Apesar de trazer à tona um momento político conturbado na história do Chile – o plebiscito que questionou a permanência do ditador Augusto Pinochet no poder, em 1988 –, o diretor Pablo Larraín assina um filme menos polêmico, sob o ponto de vista artístico, se comparado ao perturbador Tony Manero .



Em No , escolhido para abrir a Mostra, o público testemunha as estratégias de campanha, os bastidores do poder, as discussões internas e a tensão crescente – não só em relação ao resultado como ao risco vivenciado pelos opositores de Pinochet, a exemplo do publicitário René Saavedra (Gael García Bernal), vigiados de perto durante o processo. Larraín entrelaça questões amplas – a alienação do povo – e intimistas – a vida afetiva de Saavedra –, escorado em O Plebiscito , peça de Antônio Skármeta, autor mais conhecido por O Carteiro e o Poeta , que precisou sair do Chile na época do golpe militar, em 1973.





Entre o Amor e a Paixão



Não há nada de muito específico na história contada por Sarah Polley em Entre o Amor e a Paixão , centrada na desestabilização do casamento de Margot (Michelle Williams) e Lou (Seth Rogen) a partir do momento em que ela conhece o vizinho Daniel (Luke Kirby). A intensidade da nova atração faz com que determinadas ausências na relação conjugal se agigantem: Margot percebe que Lou não responde de maneira expressiva ao jogo de sedução dela. Ou talvez o marido, de perfil mais convencional, seja mais próximo do que demonstre.

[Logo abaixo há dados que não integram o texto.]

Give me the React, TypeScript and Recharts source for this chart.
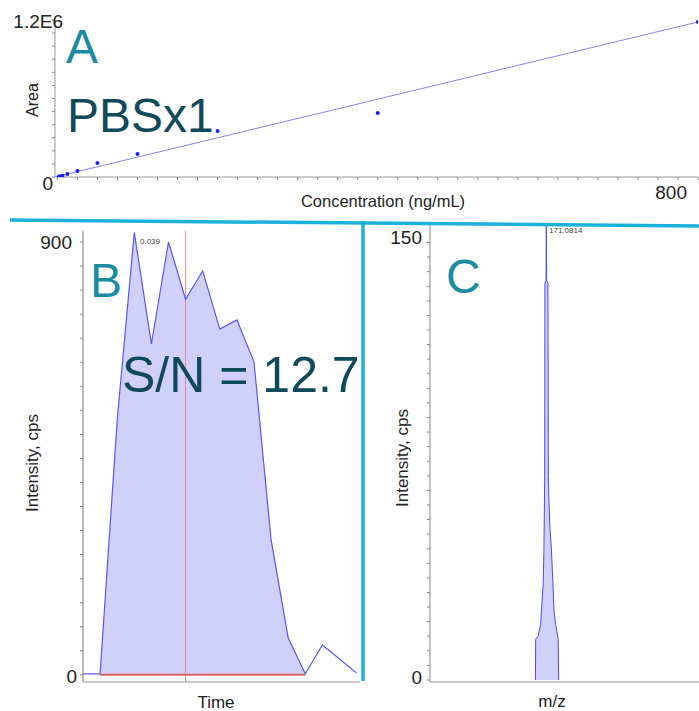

A diretora busca na delicadeza um diferencial ao abordar esse triângulo amoroso. Essa intenção é perceptível no emprego da trilha sonora e na tendência dos personagens ao sussurro. Mas Sarah Polley, que já voou mais alto em filmes como Longe Dela e, mais recentemente, Histórias que Contamos – Minha Família , não consegue muito mais do que se aproximar de um certo padrão de cinema feminino. Independentemente das restrições, o espectador tem que se esforçar bastante para acompanhar as legendas em português em várias cenas. Faltou cuidado na hora de estampar as legendas sobre imagens claras.